Beispiele also die zeigen, dass gemeinsam steigende Mieten, Verdrängung und Spekulation der Boden entzogen werden kann.
Beispiele die zeigen, wie wichtig es sein kann, unsere alltägliche Vereinzelung durch solidarisches Miteinander zu durchbrechen.
Die zweite Veranstaltung, die wir in Zusammnearbeit mit dem Kiezbündnis am Kreuzberg durchführten, war ein Diskussionsabend, gedacht als eine mögliche Fortsetzung der letztjährigen Diskussionsveranstaltung.
Wie auch schon letztes Jahr waren mehrere Initiativen eingeladen, um einen Input ihrer Arbeit zu geben, als Impulsvorgabe für eine Diskussion über die jeweiligen Ansätze.
Diesmal solle die Diskussion sich thematisch nicht um analytische Hintergründe der jeweiligen „Gentrifizierungsbaustellen“ drehen. Warum Karstadt umstrukturiert wird oder im Gleisdreieck Park 125 000 m² Gewerbe hinbetoniert wird, wissen wir.
Ob Entmietung durch Eigenbedarf, Luxusmodernisierung, die Luxuswüsten an der Spree, es gibt gemeinsame Klammern, gemeinsame Ursachen.
Die Diskussion sollte zum Schwerpunkt haben, was es für jeweilige Interventionen, Vernetzungen, solidarische Unterstützungen gibt. Wo es in unseren Zusammenhängen und Aktivitäten gemeinsame praktische klammern geben könnte.
Betont wurden von einigen Initiativen ihre jeweiligen positiven praktischen Interventionen, die teilweise erfolgreich sind und sich in der Öffentlichkeit verankert haben.
Dennoch – die Diskussion war schwierig, denn auch wenn wir sehen, dass bezüglich der massiven Gentrifizierung in Berlin an jeder Ecke unzählige Initiativen entstehen und auch recht agil und aktiv sind, so schwang doch auch im Raum das Gefühl mit, dass sich aufgrund dieser Massivität der alltäglichen Angriffe auf unser Grundbedürfnis „ein sicheres Dach über den Kopf zu haben“, doch wesentlich mehr Menschen sich zusammen tun müssten und für eine andere Wohnungspolitik kämpfen.

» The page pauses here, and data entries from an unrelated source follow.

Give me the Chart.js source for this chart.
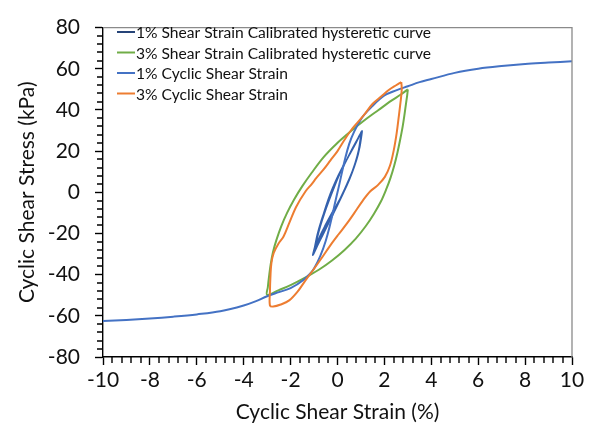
<!DOCTYPE html>
<html>
<head>
<meta charset="utf-8">
<script src="https://cdn.jsdelivr.net/npm/chart.js@4.4.1/dist/chart.umd.min.js"></script>
<style>
  html, body { margin: 0; padding: 0; background: #fff; }
  #wrap { width: 594px; height: 432px; }
</style>
</head>
<body>
<div id="wrap"><canvas id="c" width="594" height="432"></canvas></div>
<script>
// Series labels (legend order)
const seriesLabels = [
  '1% Shear Strain Calibrated hysteretic curve',
  '3% Shear Strain Calibrated hysteretic curve',
  '1% Cyclic Shear Strain',
  '3% Cyclic Shear Strain'
];

// 1% calibrated hysteretic loops (several cycles)
const loop1Strain = [
  -1.00, -0.92, -0.80, -0.66, -0.50, -0.30, -0.08, 0.18, 0.45, 0.72, 0.96, 1.02,
  1.03, 0.98, 0.88, 0.72, 0.52, 0.28, 0.02, -0.26, -0.52, -0.74, -0.90, -0.96,
  -0.86, -0.72, -0.55, -0.36, -0.14, 0.10, 0.36, 0.62, 0.86, 0.99,
  0.97, 0.90, 0.76, 0.58, 0.36, 0.12, -0.14, -0.40, -0.64, -0.86, -1.05,
  -0.97, -0.86, -0.70, -0.50, -0.28, -0.04, 0.22, 0.50, 0.78, 1.00, 1.05,
  1.02, 0.95, 0.82, 0.64, 0.42, 0.18, -0.08, -0.35, -0.60, -0.82, -1.02
];
const loop1Stress = [
  -29.5, -25.0, -19.0, -13.0, -7.0, -0.5, 5.5, 11.5, 17.0, 22.5, 28.0, 29.5,
  28.0, 24.0, 18.5, 12.5, 6.5, 0.5, -5.0, -10.5, -16.0, -21.0, -25.5, -28.5,
  -22.0, -16.0, -10.0, -4.0, 2.5, 9.0, 15.0, 21.0, 26.0, 28.5,
  25.5, 20.5, 14.5, 8.5, 2.5, -3.5, -9.5, -15.5, -21.0, -26.0, -30.5,
  -26.5, -20.5, -14.0, -7.5, -1.0, 5.5, 12.0, 18.0, 24.0, 29.0, 29.8,
  27.0, 22.0, 16.5, 10.5, 4.5, -1.5, -7.5, -13.5, -19.5, -24.5, -29.0
];

// 3% calibrated hysteretic loop
const loop3Strain = [
  3.00, 2.97, 2.92, 2.86, 2.78, 2.68, 2.56, 2.42, 2.26, 2.08, 1.85, 1.55, 1.20, 0.78, 0.30, -0.22,
  -0.78, -1.38, -1.98, -2.50, -3.00,
  -2.97, -2.92, -2.85, -2.75, -2.60, -2.40, -2.15, -1.85, -1.50, -1.10, -0.60, -0.05, 0.55, 1.15,
  1.75, 2.30, 2.70, 3.00
];
const loop3Stress = [
  50.0, 47.0, 43.0, 38.0, 32.0, 26.0, 19.5, 13.0, 7.0, 1.5, -4.5, -10.5, -16.5, -22.5, -28.0, -33.0,
  -37.5, -41.5, -45.0, -47.5, -49.8,
  -46.0, -41.0, -35.0, -29.0, -23.0, -16.5, -10.0, -3.5, 3.0, 9.5, 17.0, 23.5, 29.5, 35.0,
  40.0, 44.5, 47.5, 50.0
];

// Backbone curve (1% cyclic shear strain)
const backboneStrain = [-10, -9, -8, -7, -6, -5, -4, -3.5, -3, -2.5, -2, -1.5, -1, -0.5, 0,
  0.5, 1, 1.5, 2, 2.5, 3, 3.5, 4, 5, 6, 7, 8, 9, 10];
const backboneStress = [-62.5, -62.0, -61.3, -60.4, -59.3, -57.8, -55.0, -53.0, -50.5, -48.5, -46.5, -43.0, -37.0, -23.5, 0,
  23.5, 35.5, 42.0, 47.0, 49.5, 51.5, 53.5, 55.0, 58.0, 60.0, 61.3, 62.3, 63.0, 63.7];

// 3% cyclic shear strain (measured loop)
const cyc3Strain = [
  2.72, 2.74, 2.69, 2.61, 2.52, 2.40, 2.24, 2.02, 1.72, 1.40, 1.08, 0.72, 0.38, 0.04, -0.32, -0.68,
  -1.02, -1.38, -1.72, -2.06, -2.42, -2.74, -2.88,
  -2.88, -2.86, -2.82, -2.72, -2.52, -2.30, -2.06, -1.76, -1.36, -1.10, -0.90, -0.60, -0.30, 0.00,
  0.30, 0.60, 0.86, 1.16, 1.50, 1.86, 2.20, 2.50, 2.72
];
const cyc3Stress = [
  53.5, 50.0, 44.0, 36.5, 28.5, 20.5, 13.0, 7.5, 3.5, 0.5, -4.0, -10.0, -15.5, -20.5, -26.0, -32.0,
  -37.5, -43.0, -48.5, -52.5, -54.5, -55.5, -55.0,
  -48.0, -41.0, -34.5, -29.5, -25.0, -21.5, -15.0, -7.0, 0.5, 4.0, 7.0, 11.0, 15.5, 20.0,
  25.5, 30.5, 34.0, 38.0, 43.0, 46.5, 49.8, 52.0, 53.5
];

// Axis ticks
const xTicks = [-10, -8, -6, -4, -2, 0, 2, 4, 6, 8, 10];
const yTicks = [-80, -60, -40, -20, 0, 20, 40, 60, 80];

const pts = (xs, ys) => xs.map((x, i) => ({ x: x, y: ys[i] }));

const FONT = 'Lato, "Open Sans", sans-serif';
const colors = ['#3461AD', '#70AD47', '#4472C4', '#ED7D31'];
const legendColors = ['#264478', '#70AD47', '#4472C4', '#ED7D31'];
const widths = [1.6, 2, 2, 2];

const series = [
  pts(loop1Strain, loop1Stress),
  pts(loop3Strain, loop3Stress),
  pts(backboneStrain, backboneStress),
  pts(cyc3Strain, cyc3Stress)
];

// later series drawn on top
const datasets = series.map((d, i) => ({
  label: seriesLabels[i],
  data: d,
  showLine: true,
  borderColor: colors[i],
  backgroundColor: colors[i],
  borderWidth: widths[i],
  pointRadius: 0,
  tension: 0.35,
  fill: false,
  order: 4 - i
}));

const framePlugin = {
  id: 'frame',
  afterDraw(chart) {
    const ctx = chart.ctx;
    const a = chart.chartArea;
    const xs = chart.scales.x, ys = chart.scales.y;
    ctx.save();
    // grey top/right plot border
    ctx.strokeStyle = '#8a8a8a';
    ctx.lineWidth = 1.3;
    ctx.beginPath();
    ctx.moveTo(a.left, a.top);
    ctx.lineTo(a.right, a.top);
    ctx.lineTo(a.right, a.bottom);
    ctx.stroke();

    // minor ticks (x every 0.4 %, y every 4 kPa)
    ctx.strokeStyle = '#000';
    ctx.lineWidth = 1.4;
    ctx.beginPath();
    for (let k = 0; k <= 50; k++) {
      if (k % 5 === 0) continue;
      const px = Math.round(xs.getPixelForValue(-10 + k * 0.4));
      ctx.moveTo(px, a.bottom);
      ctx.lineTo(px, a.bottom + 6);
    }
    for (let k = 0; k <= 40; k++) {
      if (k % 5 === 0) continue;
      const py = Math.round(ys.getPixelForValue(-80 + k * 4));
      ctx.moveTo(a.left - 6, py);
      ctx.lineTo(a.left, py);
    }
    ctx.stroke();

    // legend inside the plot
    ctx.font = '15.6px ' + FONT;
    ctx.textBaseline = 'middle';
    ctx.textAlign = 'left';
    const rowY = [32, 52.5, 73, 93.5];
    chart.data.datasets.forEach((ds, i) => {
      const y = rowY[i];
      ctx.strokeStyle = legendColors[i];
      ctx.lineWidth = 2;
      ctx.beginPath();
      ctx.moveTo(117, y);
      ctx.lineTo(135, y);
      ctx.stroke();
      ctx.fillStyle = '#111';
      ctx.fillText(ds.label, 136, y + 1);
    });
    ctx.restore();
  }
};

new Chart(document.getElementById('c'), {
  type: 'scatter',
  data: { datasets: datasets },
  options: {
    responsive: false,
    animation: false,
    layout: { padding: { left: 0, right: 22, top: 20, bottom: 0 } },
    plugins: { legend: { display: false }, tooltip: { enabled: false } },
    scales: {
      x: {
        type: 'linear',
        min: -10, max: 10,
        afterBuildTicks: s => { s.ticks = xTicks.map(v => ({ value: v })); },
        afterFit: s => { s.height = 75; },
        ticks: { font: { family: FONT, size: 21 }, color: '#111', padding: 3, maxRotation: 0 },
        grid: { drawOnChartArea: false, drawTicks: true, tickLength: 8, tickColor: '#000', tickWidth: 1.4 },
        border: { color: '#000', width: 1.4 },
        title: { display: true, text: 'Cyclic Shear Strain (%)', font: { family: FONT, size: 21 }, color: '#111', padding: { top: 0, bottom: 7 } }
      },
      y: {
        type: 'linear',
        min: -80, max: 80,
        afterBuildTicks: s => { s.ticks = yTicks.map(v => ({ value: v })); },
        afterFit: s => { s.width = 103; },
        ticks: { font: { family: FONT, size: 21 }, color: '#111', padding: 15 },
        grid: { drawOnChartArea: false, drawTicks: true, tickLength: 8, tickColor: '#000', tickWidth: 1.4 },
        border: { color: '#000', width: 1.4 },
        title: { display: true, text: 'Cyclic Shear Stress (kPa)', font: { family: FONT, size: 21 }, color: '#111', padding: { top: 15, bottom: 0 } }
      }
    }
  },
  plugins: [framePlugin]
});
</script>
</body>
</html>
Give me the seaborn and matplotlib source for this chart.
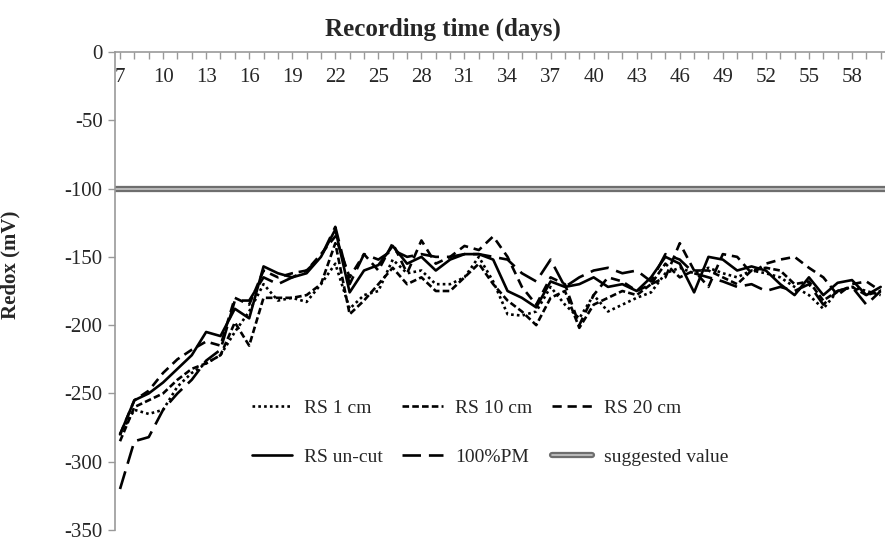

Es stellten sich Fragen, warum doch relativ ungehindert diese Politik der Verdrängung agieren kann, warum etliche Menschen nach einem kurzen Strohfeuer sich wieder in ihre Ohnmacht zurück ziehen, warum der Protest nicht auf einer wesentlich breiteren Basis fusst???
Wo liegen mögliche Gründe? Das wir nicht mehr anders fühlen, denken, handeln können, als in den immer mehr eingeschnürteren Vorgaben? Das die politischen, ökonomischen, kulturellen und sozialen Verhältnisse so zementiert sind? Das der Fokus auf eine Veränderung der Wohnungspolitik nicht mehr ausreicht in einer Welt der vielen Kriege, des Hungers, des Versickerns unseres Wassers, des Verschwindens so vieler Pflanzen- und Tierarten, der Realität fortlaufender Pandemien, usw.?
Sehr schnell entwickelte sich die Diskussion zu einer Aneinanderreihung vieler eigener Erfahrungen und Fragen, die in einem abendlichen Rahmen selbstverständlich nicht zu Antworten führen können und auch nicht müssen.
Dennoch: die vielen Fragen, verbunden mit den gegenwärtigen Realitäten und Bedingungen, die uns oftmals ohnmächtig, hilflos, kraftlos hinterlassen, werden uns auch immer wieder antreiben, eben diese Realitäten und Bedingungen hinter uns zu lassen und Anderes für uns Alle zu schaffen.